Taiwan officials say they are ready to duke it out if China decides to take its military activities a step further. The announcement, made by its foreign minister, comes after China has stepped up its aircraft carrier drills near the island along with other military activities in the past few months.

“From my limited understanding of American decision makers watching developments in this region, they clearly see the danger of the possibility of China launching an attack against Taiwan. We are willing to defend ourselves without any questions and we will fight the war if we need to fight the war. And if we need to defend ourselves to the very last day we will defend ourselves to the very last day.”

Washington, Taiwan’s most important international ally has been pushing for Taiwan to modernise its military and spend more on defence in order to make it harder for China to successfully attack the island.

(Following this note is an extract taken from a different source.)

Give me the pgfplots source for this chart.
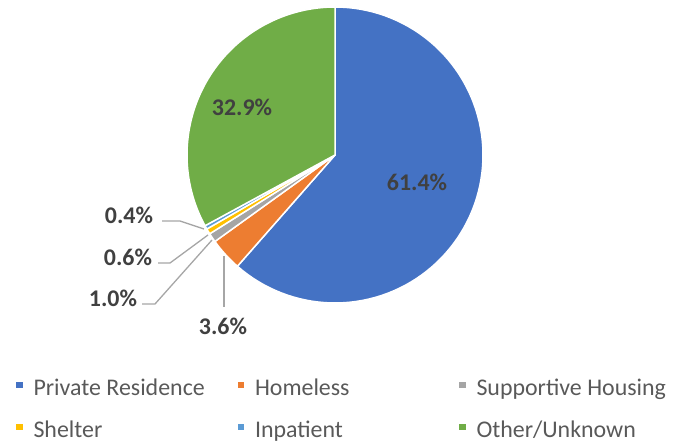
\documentclass[border=0pt]{standalone}
\usepackage{pgfplots}
\pgfplotsset{compat=1.18}
\usepackage{fontspec}
\setmainfont{Carlito}
\definecolor{cBlue}{HTML}{4472C4}
\definecolor{cOrange}{HTML}{ED7D31}
\definecolor{cGray}{HTML}{A5A5A5}
\definecolor{cYellow}{HTML}{FFC000}
\definecolor{cLBlue}{HTML}{5B9BD5}
\definecolor{cGreen}{HTML}{70AD47}
\definecolor{cLabel}{HTML}{404040}
\definecolor{cLegend}{HTML}{595959}
\definecolor{cLine}{HTML}{A6A6A6}
\def\cx{335}\def\cy{155}\def\rr{148}\def\tot{99.9}
\newcommand\slice[4]{% color, cum start, value, name
  \pgfmathsetmacro\aA{90-(#2+#3)/\tot*360}%
  \pgfmathsetmacro\aB{90-(#2)/\tot*360}%
  \addplot[fill=#1, draw=white, line width=1.5bp, line join=round, domain=\aA:\aB, samples=90, variable=\t]
    ({\cx+\rr*cos(\t)},{\cy-\rr*sin(\t)}) -- (axis cs:\cx,\cy) -- cycle;
  \addlegendentry{\makebox[215bp][l]{\hspace{11bp}\rule[-4bp]{0pt}{26bp}#4}}
}
\begin{document}
\begin{tikzpicture}
\begin{axis}[
  x=1bp, y=1bp, xmin=0, xmax=682, ymin=0, ymax=443, y dir=reverse,
  scale only axis, hide axis, clip=false,
  legend columns=3,
  legend cell align=left,
  legend image code/.code={\path[#1,draw=none] (0bp,-3.2bp) rectangle (6.5bp,3.2bp);},
  legend style={draw=none, fill=none, inner sep=0pt, outer sep=0pt,
    at={(axis cs:16,406)}, anchor=west, column sep=0pt, row sep=18.5bp,
    font=\fontsize{24}{29}\selectfont, text=cLegend,
    nodes={inner sep=0pt, outer sep=0pt}},
]
\path (axis cs:0,0) rectangle (axis cs:682,443);
\slice{cBlue}{0}{61.4}{Private Residence}
\slice{cOrange}{61.4}{3.6}{Homeless}
\slice{cGray}{65.0}{1.0}{Supportive Housing}
\slice{cYellow}{66.0}{0.6}{Shelter}
\slice{cLBlue}{66.6}{0.4}{Inpatient}
\slice{cGreen}{67.0}{32.9}{Other/Unknown}
% leader lines
\draw[cLine, line width=1.3bp] (axis cs:162,221) -- (axis cs:180,221) -- (axis cs:204,229);
\draw[cLine, line width=1.3bp] (axis cs:158,263) -- (axis cs:170,263) -- (axis cs:208,235);
\draw[cLine, line width=1.3bp] (axis cs:142,304) -- (axis cs:155,304) -- (axis cs:212,240);
\draw[cLine, line width=1.3bp] (axis cs:224,307) -- (axis cs:224,256);
% labels
\begin{scope}[every node/.style={font=\fontsize{24}{29}\selectfont\bfseries, text=cLabel, inner sep=0pt}]
\node at (axis cs:417,182) {61.4\%};
\node at (axis cs:242,107) {32.9\%};
\node at (axis cs:129,215) {0.4\%};
\node at (axis cs:128,257) {0.6\%};
\node at (axis cs:113,298) {1.0\%};
\node at (axis cs:223,326) {3.6\%};
\end{scope}
\end{axis}
\end{tikzpicture}
\end{document}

“The defence of Taiwan is our responsibility. We will try every way we can to improve our defence capability.”

Taiwan’s Defence Ministry said they will run 8 days of computer-aided war games this month which would simulate a Chinese attack on Taiwan. The Han Kuang exercises are the island nation’s largest annual war games. The next phase of the games will include live firing drills, according to general Liu Yu-Ping.

“The drills are designed based on the toughest enemy threats, simulating all possible scenarios on an enemy invasion on Taiwan.”

Taiwan has not indicated if the Chinese carrier group is planning to go to the South China Sea, which is a disputed territory where a US carrier group is operating. But deputy defence minister Chang Che-ping says Taiwan is closely monitoring the carrier’s movements, saying that, for now, it seems the carrier is just doing routine drills.